I came across this question on a programming challenge about a month ago, but the editorial wasn't released so I am asking it here.

There is an Array A of size N. Find the sum * GCD of K length subsequences of A.

Example:

If A = [1, 2, 3] and K = 2,

{1, 2} = 3(sum) * 1(GCD) = 3

{1, 3} = 4(sum) * 1(GCD) = 4

{2, 3} = 5(sum) * 1(GCD) = 5

Ans => 3 + 4 + 5 = 12

Here it is from scratch (didn't test it thoroughly though):

Let C[k, i, d] be the number of all k-length subsequences of A[1..i] such that GCD for them is equal to d.

Then

C[k, i, d] = Sum(C[k - 1, i - 1, d']) + C[k, i - 1, d]

where summation is over all d' such that gcd(A[i], d') = d.

The first term (the sum) corresponds to the case when we take all the sequences from A[1..i-1] and attach A[i] to them. The last term - when we don't include the A[i].

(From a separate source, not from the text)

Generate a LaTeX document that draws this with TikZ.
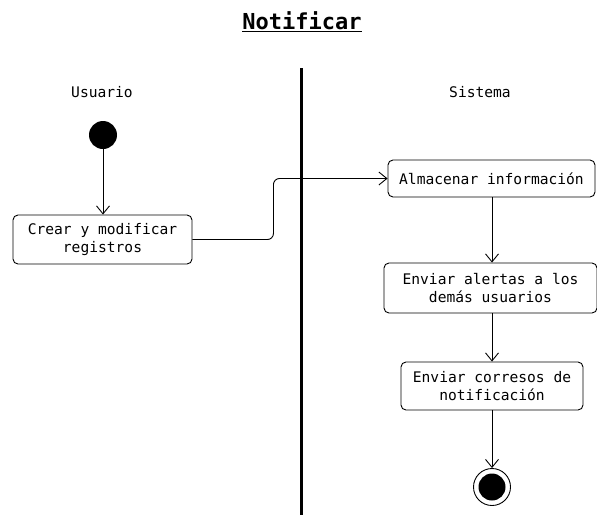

Let S[k, i, d] be the total sum of all k-length subsequences of A[1..i] such that GCD for them is equal to d.

Then

S[k, i, d] = Sum(C[k - 1, i - 1, d'] * A[i] + S[k - 1, i - 1, d']) + S[k, i - 1, d]

where summation is over all d' such that gcd(A[i], d') = d.

Then having S[k, i, d] and knowing all possible d values we can calculate the required value.